Your goal: Repeat the data word for word. Do not include the pictures.
|---|
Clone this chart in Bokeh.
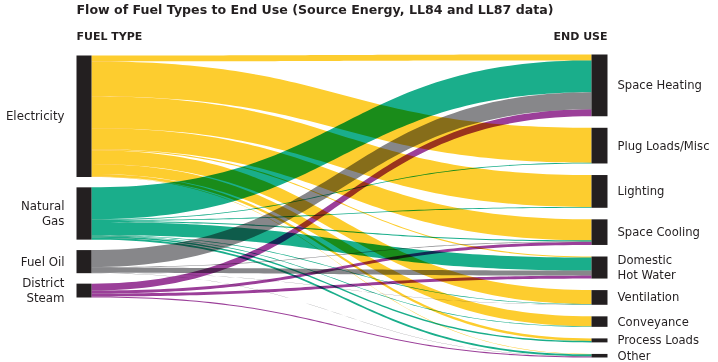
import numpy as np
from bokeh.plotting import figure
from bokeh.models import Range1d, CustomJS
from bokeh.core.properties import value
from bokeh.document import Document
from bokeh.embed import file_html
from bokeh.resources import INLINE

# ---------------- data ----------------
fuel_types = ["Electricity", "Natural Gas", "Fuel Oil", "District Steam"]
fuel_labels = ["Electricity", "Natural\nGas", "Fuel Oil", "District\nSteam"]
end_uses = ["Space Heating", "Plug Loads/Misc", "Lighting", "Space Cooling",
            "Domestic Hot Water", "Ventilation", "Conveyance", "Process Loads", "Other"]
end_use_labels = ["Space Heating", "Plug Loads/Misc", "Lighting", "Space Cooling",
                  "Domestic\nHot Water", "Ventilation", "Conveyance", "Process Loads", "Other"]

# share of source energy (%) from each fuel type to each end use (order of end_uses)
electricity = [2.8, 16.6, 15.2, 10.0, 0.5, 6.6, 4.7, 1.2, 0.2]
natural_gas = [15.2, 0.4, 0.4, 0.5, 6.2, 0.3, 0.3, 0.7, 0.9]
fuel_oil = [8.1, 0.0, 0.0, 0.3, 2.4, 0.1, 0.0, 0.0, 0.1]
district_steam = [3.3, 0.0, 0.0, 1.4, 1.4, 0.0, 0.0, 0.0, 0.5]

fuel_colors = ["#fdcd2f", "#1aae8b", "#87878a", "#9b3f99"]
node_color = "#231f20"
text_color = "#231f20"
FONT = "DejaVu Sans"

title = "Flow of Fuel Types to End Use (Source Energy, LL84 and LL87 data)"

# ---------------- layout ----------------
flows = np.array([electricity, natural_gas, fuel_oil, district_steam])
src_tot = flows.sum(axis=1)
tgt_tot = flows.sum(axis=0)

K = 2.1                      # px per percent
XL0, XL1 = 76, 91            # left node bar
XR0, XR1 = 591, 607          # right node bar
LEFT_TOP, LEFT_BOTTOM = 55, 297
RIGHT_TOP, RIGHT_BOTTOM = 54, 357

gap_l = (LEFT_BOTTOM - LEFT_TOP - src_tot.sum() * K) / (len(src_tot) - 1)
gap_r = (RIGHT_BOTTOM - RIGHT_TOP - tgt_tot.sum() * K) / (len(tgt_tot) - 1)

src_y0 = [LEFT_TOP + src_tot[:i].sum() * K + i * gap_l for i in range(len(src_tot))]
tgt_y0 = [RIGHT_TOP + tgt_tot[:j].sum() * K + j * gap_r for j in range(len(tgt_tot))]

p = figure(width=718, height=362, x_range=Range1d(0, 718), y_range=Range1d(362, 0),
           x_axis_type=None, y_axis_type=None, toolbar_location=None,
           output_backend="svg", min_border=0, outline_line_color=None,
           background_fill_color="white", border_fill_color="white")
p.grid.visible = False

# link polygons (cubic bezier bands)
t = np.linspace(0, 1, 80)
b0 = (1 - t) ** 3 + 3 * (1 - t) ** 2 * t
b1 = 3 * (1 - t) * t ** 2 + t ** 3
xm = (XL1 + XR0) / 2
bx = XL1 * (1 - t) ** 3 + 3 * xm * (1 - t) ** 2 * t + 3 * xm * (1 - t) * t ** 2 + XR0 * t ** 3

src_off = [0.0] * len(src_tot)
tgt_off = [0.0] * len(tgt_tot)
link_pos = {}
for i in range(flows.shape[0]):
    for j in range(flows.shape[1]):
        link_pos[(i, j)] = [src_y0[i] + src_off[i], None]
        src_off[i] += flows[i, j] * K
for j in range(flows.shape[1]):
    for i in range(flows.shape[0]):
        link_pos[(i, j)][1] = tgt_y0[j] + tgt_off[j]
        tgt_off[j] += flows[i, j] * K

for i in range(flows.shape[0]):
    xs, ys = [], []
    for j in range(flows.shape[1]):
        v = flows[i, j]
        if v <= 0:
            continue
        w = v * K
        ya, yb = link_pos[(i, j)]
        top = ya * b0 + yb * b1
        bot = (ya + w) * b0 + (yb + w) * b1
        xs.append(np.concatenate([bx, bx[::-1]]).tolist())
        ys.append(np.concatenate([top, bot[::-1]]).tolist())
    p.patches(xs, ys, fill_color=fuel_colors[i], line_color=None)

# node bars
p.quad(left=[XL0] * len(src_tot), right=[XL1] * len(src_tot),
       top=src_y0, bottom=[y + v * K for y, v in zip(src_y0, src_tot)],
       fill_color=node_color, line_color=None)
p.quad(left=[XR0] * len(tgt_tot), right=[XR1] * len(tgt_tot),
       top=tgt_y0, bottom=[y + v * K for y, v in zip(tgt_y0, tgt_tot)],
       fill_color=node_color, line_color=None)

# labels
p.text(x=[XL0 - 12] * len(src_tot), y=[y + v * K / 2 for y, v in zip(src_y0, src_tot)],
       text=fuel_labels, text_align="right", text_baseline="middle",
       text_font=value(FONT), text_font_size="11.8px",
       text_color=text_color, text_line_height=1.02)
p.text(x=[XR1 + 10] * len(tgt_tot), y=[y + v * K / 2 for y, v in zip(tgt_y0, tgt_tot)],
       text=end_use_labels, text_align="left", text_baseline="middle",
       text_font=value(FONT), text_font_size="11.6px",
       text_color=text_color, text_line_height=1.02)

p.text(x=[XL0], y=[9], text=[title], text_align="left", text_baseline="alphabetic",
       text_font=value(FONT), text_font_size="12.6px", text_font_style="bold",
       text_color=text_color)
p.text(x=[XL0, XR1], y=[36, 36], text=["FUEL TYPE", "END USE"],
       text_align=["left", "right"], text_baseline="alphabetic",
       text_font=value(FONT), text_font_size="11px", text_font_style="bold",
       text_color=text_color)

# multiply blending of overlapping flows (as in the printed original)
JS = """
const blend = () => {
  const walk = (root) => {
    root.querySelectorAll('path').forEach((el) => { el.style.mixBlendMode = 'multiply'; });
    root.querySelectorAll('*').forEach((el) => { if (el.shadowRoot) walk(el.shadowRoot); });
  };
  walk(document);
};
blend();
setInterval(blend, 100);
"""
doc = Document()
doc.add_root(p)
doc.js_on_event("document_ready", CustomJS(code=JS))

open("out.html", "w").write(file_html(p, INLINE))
|---|
Exercise response:
Clone this chart in Bokeh.
import numpy as np
from bokeh.plotting import figure
from bokeh.models import Range1d, CustomJS
from bokeh.core.properties import value
from bokeh.document import Document
from bokeh.embed import file_html
from bokeh.resources import INLINE

# ---------------- data ----------------
fuel_types = ["Electricity", "Natural Gas", "Fuel Oil", "District Steam"]
fuel_labels = ["Electricity", "Natural\nGas", "Fuel Oil", "District\nSteam"]
end_uses = ["Space Heating", "Plug Loads/Misc", "Lighting", "Space Cooling",
            "Domestic Hot Water", "Ventilation", "Conveyance", "Process Loads", "Other"]
end_use_labels = ["Space Heating", "Plug Loads/Misc", "Lighting", "Space Cooling",
                  "Domestic\nHot Water", "Ventilation", "Conveyance", "Process Loads", "Other"]

# share of source energy (%) from each fuel type to each end use (order of end_uses)
electricity = [2.8, 16.6, 15.2, 10.0, 0.5, 6.6, 4.7, 1.2, 0.2]
natural_gas = [15.2, 0.4, 0.4, 0.5, 6.2, 0.3, 0.3, 0.7, 0.9]
fuel_oil = [8.1, 0.0, 0.0, 0.3, 2.4, 0.1, 0.0, 0.0, 0.1]
district_steam = [3.3, 0.0, 0.0, 1.4, 1.4, 0.0, 0.0, 0.0, 0.5]

fuel_colors = ["#fdcd2f", "#1aae8b", "#87878a", "#9b3f99"]
node_color = "#231f20"
text_color = "#231f20"
FONT = "DejaVu Sans"

title = "Flow of Fuel Types to End Use (Source Energy, LL84 and LL87 data)"

# ---------------- layout ----------------
flows = np.array([electricity, natural_gas, fuel_oil, district_steam])
src_tot = flows.sum(axis=1)
tgt_tot = flows.sum(axis=0)

K = 2.1                      # px per percent
XL0, XL1 = 76, 91            # left node bar
XR0, XR1 = 591, 607          # right node bar
LEFT_TOP, LEFT_BOTTOM = 55, 297
RIGHT_TOP, RIGHT_BOTTOM = 54, 357

gap_l = (LEFT_BOTTOM - LEFT_TOP - src_tot.sum() * K) / (len(src_tot) - 1)
gap_r = (RIGHT_BOTTOM - RIGHT_TOP - tgt_tot.sum() * K) / (len(tgt_tot) - 1)

src_y0 = [LEFT_TOP + src_tot[:i].sum() * K + i * gap_l for i in range(len(src_tot))]
tgt_y0 = [RIGHT_TOP + tgt_tot[:j].sum() * K + j * gap_r for j in range(len(tgt_tot))]

p = figure(width=718, height=362, x_range=Range1d(0, 718), y_range=Range1d(362, 0),
           x_axis_type=None, y_axis_type=None, toolbar_location=None,
           output_backend="svg", min_border=0, outline_line_color=None,
           background_fill_color="white", border_fill_color="white")
p.grid.visible = False

# link polygons (cubic bezier bands)
t = np.linspace(0, 1, 80)
b0 = (1 - t) ** 3 + 3 * (1 - t) ** 2 * t
b1 = 3 * (1 - t) * t ** 2 + t ** 3
xm = (XL1 + XR0) / 2
bx = XL1 * (1 - t) ** 3 + 3 * xm * (1 - t) ** 2 * t + 3 * xm * (1 - t) * t ** 2 + XR0 * t ** 3

src_off = [0.0] * len(src_tot)
tgt_off = [0.0] * len(tgt_tot)
link_pos = {}
for i in range(flows.shape[0]):
    for j in range(flows.shape[1]):
        link_pos[(i, j)] = [src_y0[i] + src_off[i], None]
        src_off[i] += flows[i, j] * K
for j in range(flows.shape[1]):
    for i in range(flows.shape[0]):
        link_pos[(i, j)][1] = tgt_y0[j] + tgt_off[j]
        tgt_off[j] += flows[i, j] * K

for i in range(flows.shape[0]):
    xs, ys = [], []
    for j in range(flows.shape[1]):
        v = flows[i, j]
        if v <= 0:
            continue
        w = v * K
        ya, yb = link_pos[(i, j)]
        top = ya * b0 + yb * b1
        bot = (ya + w) * b0 + (yb + w) * b1
        xs.append(np.concatenate([bx, bx[::-1]]).tolist())
        ys.append(np.concatenate([top, bot[::-1]]).tolist())
    p.patches(xs, ys, fill_color=fuel_colors[i], line_color=None)

# node bars
p.quad(left=[XL0] * len(src_tot), right=[XL1] * len(src_tot),
       top=src_y0, bottom=[y + v * K for y, v in zip(src_y0, src_tot)],
       fill_color=node_color, line_color=None)
p.quad(left=[XR0] * len(tgt_tot), right=[XR1] * len(tgt_tot),
       top=tgt_y0, bottom=[y + v * K for y, v in zip(tgt_y0, tgt_tot)],
       fill_color=node_color, line_color=None)

# labels
p.text(x=[XL0 - 12] * len(src_tot), y=[y + v * K / 2 for y, v in zip(src_y0, src_tot)],
       text=fuel_labels, text_align="right", text_baseline="middle",
       text_font=value(FONT), text_font_size="11.8px",
       text_color=text_color, text_line_height=1.02)
p.text(x=[XR1 + 10] * len(tgt_tot), y=[y + v * K / 2 for y, v in zip(tgt_y0, tgt_tot)],
       text=end_use_labels, text_align="left", text_baseline="middle",
       text_font=value(FONT), text_font_size="11.6px",
       text_color=text_color, text_line_height=1.02)

p.text(x=[XL0], y=[9], text=[title], text_align="left", text_baseline="alphabetic",
       text_font=value(FONT), text_font_size="12.6px", text_font_style="bold",
       text_color=text_color)
p.text(x=[XL0, XR1], y=[36, 36], text=["FUEL TYPE", "END USE"],
       text_align=["left", "right"], text_baseline="alphabetic",
       text_font=value(FONT), text_font_size="11px", text_font_style="bold",
       text_color=text_color)

# multiply blending of overlapping flows (as in the printed original)
JS = """
const blend = () => {
  const walk = (root) => {
    root.querySelectorAll('path').forEach((el) => { el.style.mixBlendMode = 'multiply'; });
    root.querySelectorAll('*').forEach((el) => { if (el.shadowRoot) walk(el.shadowRoot); });
  };
  walk(document);
};
blend();
setInterval(blend, 100);
"""
doc = Document()
doc.add_root(p)
doc.js_on_event("document_ready", CustomJS(code=JS))

open("out.html", "w").write(file_html(p, INLINE))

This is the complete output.